### DATA SUPPLIED
┏━━

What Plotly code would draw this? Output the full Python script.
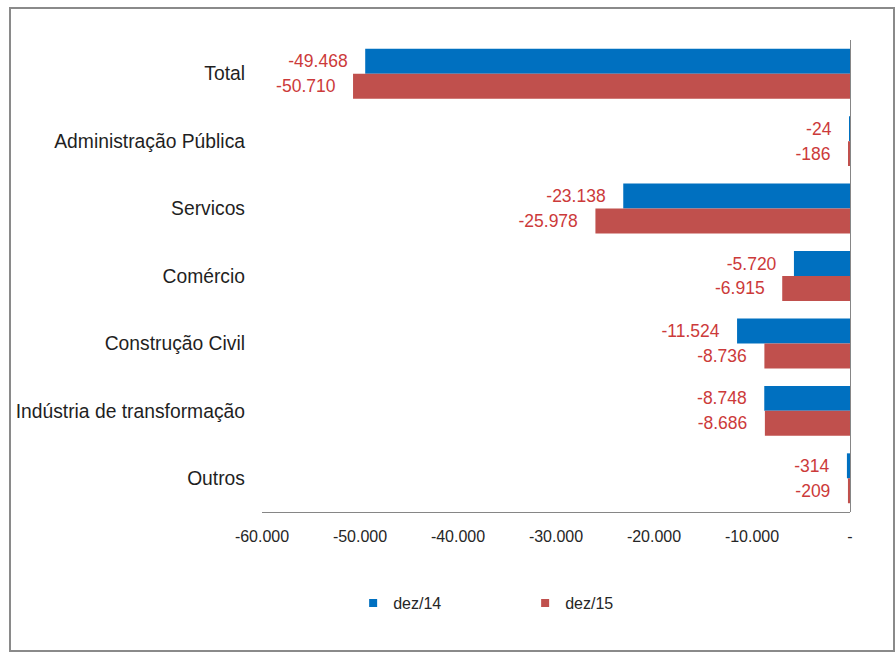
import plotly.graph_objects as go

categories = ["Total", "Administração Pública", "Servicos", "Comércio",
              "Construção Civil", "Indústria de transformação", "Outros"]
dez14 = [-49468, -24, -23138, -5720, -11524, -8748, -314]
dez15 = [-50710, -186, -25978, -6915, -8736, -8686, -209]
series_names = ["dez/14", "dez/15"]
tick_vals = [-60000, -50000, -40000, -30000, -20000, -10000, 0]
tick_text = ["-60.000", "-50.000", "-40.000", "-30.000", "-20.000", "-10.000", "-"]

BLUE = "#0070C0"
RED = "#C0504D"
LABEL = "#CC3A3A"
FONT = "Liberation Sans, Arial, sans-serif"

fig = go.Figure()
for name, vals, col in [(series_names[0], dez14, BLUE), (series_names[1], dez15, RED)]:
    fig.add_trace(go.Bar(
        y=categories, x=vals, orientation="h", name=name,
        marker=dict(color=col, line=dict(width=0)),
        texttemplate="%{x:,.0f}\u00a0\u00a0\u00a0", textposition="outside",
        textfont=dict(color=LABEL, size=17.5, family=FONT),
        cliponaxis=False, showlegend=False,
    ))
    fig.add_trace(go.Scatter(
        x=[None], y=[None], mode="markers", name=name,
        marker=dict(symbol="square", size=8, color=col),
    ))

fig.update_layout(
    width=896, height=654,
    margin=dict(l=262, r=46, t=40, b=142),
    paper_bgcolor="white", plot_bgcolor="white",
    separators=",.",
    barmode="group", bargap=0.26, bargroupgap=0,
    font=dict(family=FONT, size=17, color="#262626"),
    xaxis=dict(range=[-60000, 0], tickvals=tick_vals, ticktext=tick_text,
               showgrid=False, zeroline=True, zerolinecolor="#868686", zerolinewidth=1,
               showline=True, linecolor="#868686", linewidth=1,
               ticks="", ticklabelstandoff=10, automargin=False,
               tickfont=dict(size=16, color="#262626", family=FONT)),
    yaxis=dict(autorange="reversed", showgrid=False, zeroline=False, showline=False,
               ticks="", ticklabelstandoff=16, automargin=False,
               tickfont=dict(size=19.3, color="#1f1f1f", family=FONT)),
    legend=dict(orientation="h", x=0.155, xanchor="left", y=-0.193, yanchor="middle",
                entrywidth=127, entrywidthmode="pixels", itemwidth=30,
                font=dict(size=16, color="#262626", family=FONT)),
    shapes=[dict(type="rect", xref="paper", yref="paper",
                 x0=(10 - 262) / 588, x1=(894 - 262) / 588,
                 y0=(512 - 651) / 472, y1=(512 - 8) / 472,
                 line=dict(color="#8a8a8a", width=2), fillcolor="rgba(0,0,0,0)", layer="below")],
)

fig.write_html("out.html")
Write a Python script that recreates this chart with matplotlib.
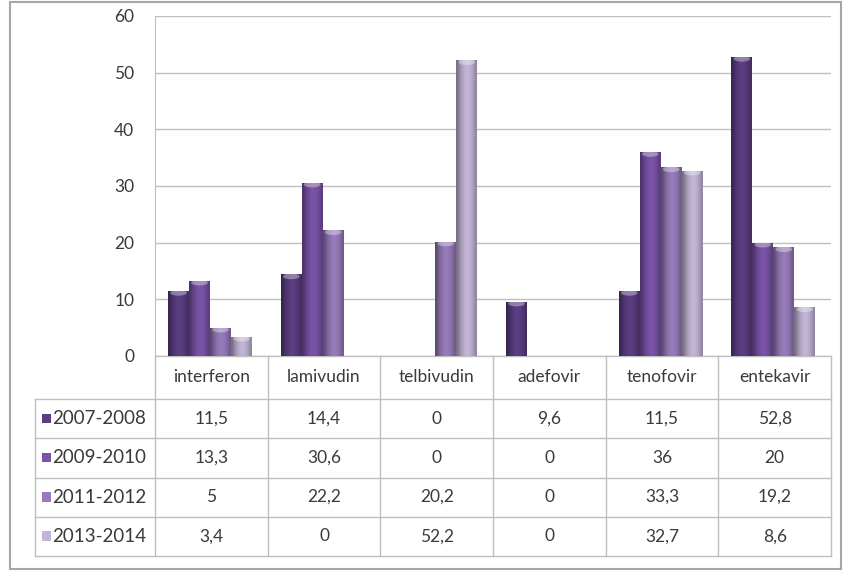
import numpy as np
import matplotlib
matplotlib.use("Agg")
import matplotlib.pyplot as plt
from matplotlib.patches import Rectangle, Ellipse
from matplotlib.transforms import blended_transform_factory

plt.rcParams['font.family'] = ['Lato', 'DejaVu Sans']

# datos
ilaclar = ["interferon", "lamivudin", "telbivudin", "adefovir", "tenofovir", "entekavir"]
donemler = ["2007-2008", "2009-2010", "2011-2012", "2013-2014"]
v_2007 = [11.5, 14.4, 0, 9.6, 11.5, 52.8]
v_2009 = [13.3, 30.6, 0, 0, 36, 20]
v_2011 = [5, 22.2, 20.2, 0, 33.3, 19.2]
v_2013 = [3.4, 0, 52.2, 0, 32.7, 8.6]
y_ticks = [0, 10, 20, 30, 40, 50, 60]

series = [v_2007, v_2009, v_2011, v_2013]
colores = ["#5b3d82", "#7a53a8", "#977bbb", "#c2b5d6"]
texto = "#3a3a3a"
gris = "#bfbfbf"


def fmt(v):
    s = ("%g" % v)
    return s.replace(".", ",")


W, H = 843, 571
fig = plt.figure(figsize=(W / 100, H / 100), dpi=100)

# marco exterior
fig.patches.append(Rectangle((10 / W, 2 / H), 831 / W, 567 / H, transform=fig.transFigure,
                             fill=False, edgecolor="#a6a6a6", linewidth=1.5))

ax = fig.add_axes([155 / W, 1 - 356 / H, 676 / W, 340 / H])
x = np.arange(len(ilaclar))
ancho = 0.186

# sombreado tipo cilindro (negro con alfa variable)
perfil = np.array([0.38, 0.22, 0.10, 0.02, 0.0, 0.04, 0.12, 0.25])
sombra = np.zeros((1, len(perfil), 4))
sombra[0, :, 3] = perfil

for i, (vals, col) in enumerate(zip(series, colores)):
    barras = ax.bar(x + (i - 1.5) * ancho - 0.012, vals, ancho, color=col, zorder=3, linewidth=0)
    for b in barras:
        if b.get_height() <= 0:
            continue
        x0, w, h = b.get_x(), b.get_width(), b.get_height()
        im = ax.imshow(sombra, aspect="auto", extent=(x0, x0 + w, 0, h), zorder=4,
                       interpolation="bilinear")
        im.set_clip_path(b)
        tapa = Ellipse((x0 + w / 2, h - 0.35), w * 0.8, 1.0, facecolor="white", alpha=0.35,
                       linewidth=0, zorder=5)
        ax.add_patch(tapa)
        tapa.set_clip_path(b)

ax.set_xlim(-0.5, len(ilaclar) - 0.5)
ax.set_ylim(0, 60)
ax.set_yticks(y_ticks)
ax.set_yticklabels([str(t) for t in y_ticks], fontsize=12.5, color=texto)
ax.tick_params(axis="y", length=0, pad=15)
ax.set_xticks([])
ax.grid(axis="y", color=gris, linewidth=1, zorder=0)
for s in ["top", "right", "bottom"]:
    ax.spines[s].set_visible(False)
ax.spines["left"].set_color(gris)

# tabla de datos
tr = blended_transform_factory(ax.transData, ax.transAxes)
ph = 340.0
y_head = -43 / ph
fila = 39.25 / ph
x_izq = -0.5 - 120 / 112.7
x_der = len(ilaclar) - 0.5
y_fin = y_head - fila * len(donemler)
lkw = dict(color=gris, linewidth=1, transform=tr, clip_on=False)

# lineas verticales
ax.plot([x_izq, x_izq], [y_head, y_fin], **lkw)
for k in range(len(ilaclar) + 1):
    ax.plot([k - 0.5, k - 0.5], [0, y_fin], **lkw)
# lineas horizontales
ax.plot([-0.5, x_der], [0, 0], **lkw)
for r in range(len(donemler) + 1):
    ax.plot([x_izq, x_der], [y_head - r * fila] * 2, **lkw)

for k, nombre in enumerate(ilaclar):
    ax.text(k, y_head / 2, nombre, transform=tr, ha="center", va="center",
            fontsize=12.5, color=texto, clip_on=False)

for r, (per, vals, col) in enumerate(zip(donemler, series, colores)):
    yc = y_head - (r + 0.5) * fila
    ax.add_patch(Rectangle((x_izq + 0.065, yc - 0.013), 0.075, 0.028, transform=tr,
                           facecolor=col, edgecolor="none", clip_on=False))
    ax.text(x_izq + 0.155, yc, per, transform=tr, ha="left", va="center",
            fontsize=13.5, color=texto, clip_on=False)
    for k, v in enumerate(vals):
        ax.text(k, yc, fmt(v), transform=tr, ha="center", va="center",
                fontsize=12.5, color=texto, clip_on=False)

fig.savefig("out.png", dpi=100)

┗━━

### STATED PROBLEM
Set the lines above down again, word for word, from the first through the one containing "import plotly.graph_objects as go"; pictures excluded.

### FULL SOLUTION
What Plotly code would draw this? Output the full Python script.
import plotly.graph_objects as go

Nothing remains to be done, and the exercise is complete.